En 2021, l’importance de la pandémie du Covid-19 à l’échelle de la planète nous a invité à inscrire notre réflexion dans le vaste courant de recherche qui cherche à comprendre et à évaluer les impacts de cette pandémie tant au niveau des acteurs que des métiers et des filières ou encore des territoires.
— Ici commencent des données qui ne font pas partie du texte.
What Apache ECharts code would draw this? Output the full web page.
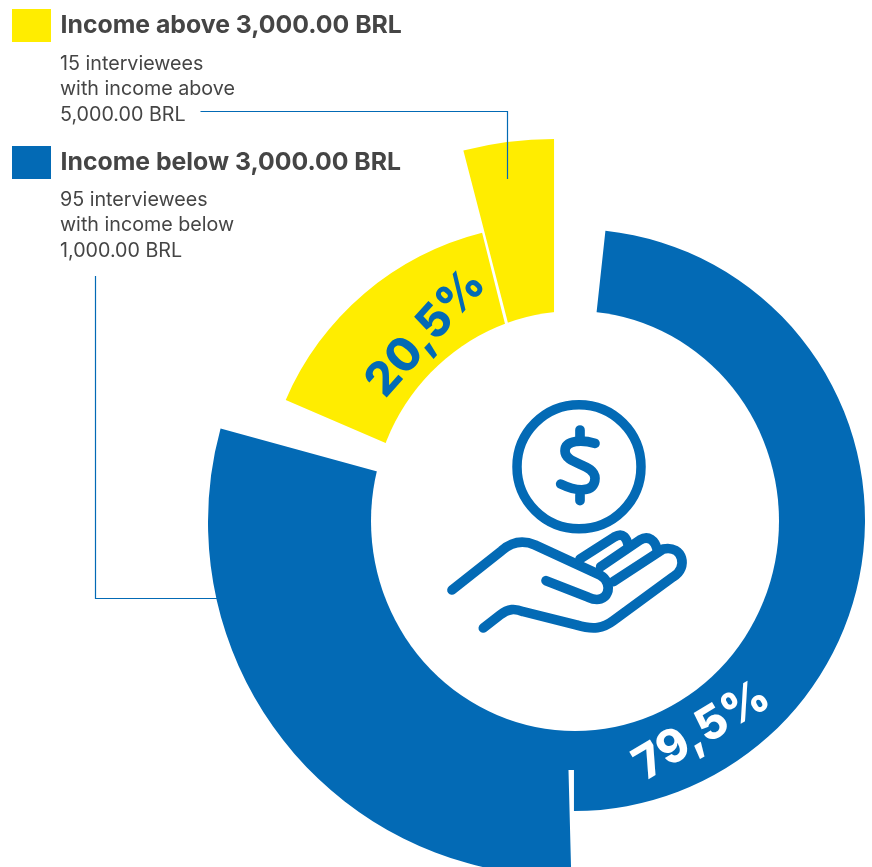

A ne s’en tenir qu’au thème de la précarité énergétique qui est notre fil conducteur, on comprend combien les conséquences de la pandémie sur les ménages et les individus les plus vulnérables mettent à l’épreuve nos modèles d’Etat-providence et leur capacité à répondre efficacement au creusement des inégalités entre les citoyens. Mais il ne s’agit pas seulement des pays développés. Les Etats les moins développés souffrent tout autant de difficultés d’accès à l’électricité qui sont consécutives à la pandémie. Nous devons donc réfléchir aux « bricolages » locaux élaborés pour faire face à ces disparités d’accès et d’usage mais aussi à la capacité des entreprises énergétiques à faire face aux défauts de paiement. A cela s’ajoute, toujours en lien avec la précarité énergétique, le risque de hausse des prix de l’électricité, conséquence notamment de la fermeture des centrales de charbon que nous comptons aborder dans notre dernier séminaire. La sortie du charbon s’inscrit en effet dans la politique climatique et énergétique européenne qui envisage de faire de l’Europe la première région neutre en carbone à l’horizon 2050. C’est ce que le EU Green Deal ou Pacte vert européen proposé par la Commission dès 2019 s’emploie à atteindre en incitant à la réduction des émissions de carbone dans les transports, l’énergie, l’agriculture, l’industrie, etc. Il se traduit par un paquet d’initiatives « Ajustement à l’objectif 55 » (Fit for 55) dont les directives doivent encadrer la réduction des émissions de carbone de 55% d’ici 2030. Consciente que cette transformation risque d’être douloureuse pour de nombreux individus (salariés du charbon, consommateurs et habitants des régions en transition), la Commission, en 2021, a annoncé la création d’un Fonds social pour le climat, censé amortir les effets sociaux et distributifs de la transformation climatique et énergétique. La perspective d’une transition juste qui veille à n’abandonner personne figure ainsi au cœur des préoccupations.

Référénces

  • François Bafoil, Ferenc Fodor, Rachel Guyet, Dominique Le Roux, Accès à l’énergie, les précaires invisibles, Presses de Sciences Po, 2014.
  • François Bafoil, Ferenc Fodor, Rachel Guyet, « Penser la justice énergétique en Europe et en Asie », L’Europe en formation, 2015/4 (n° 378).
  • François Bafoil, Rachel Guyet, « Combattre la précarité énergétique », Cogito, juillet 2019.
  • 1. Voir notamment François Bafoil, Ferenc Fodor, Rachel Guyet, Dominique Le Roux, Accès à l’énergie, les précaires invisibles, Presses de Sciences Po, 2014 ; François Bafoil, Ferenc Fodor, Rachel Guyet, « Penser la justice énergétique en Europe et en Asie (Energy and Justice in the EU and in Asia), L’Europe en formation, 2015/4 (n° 378).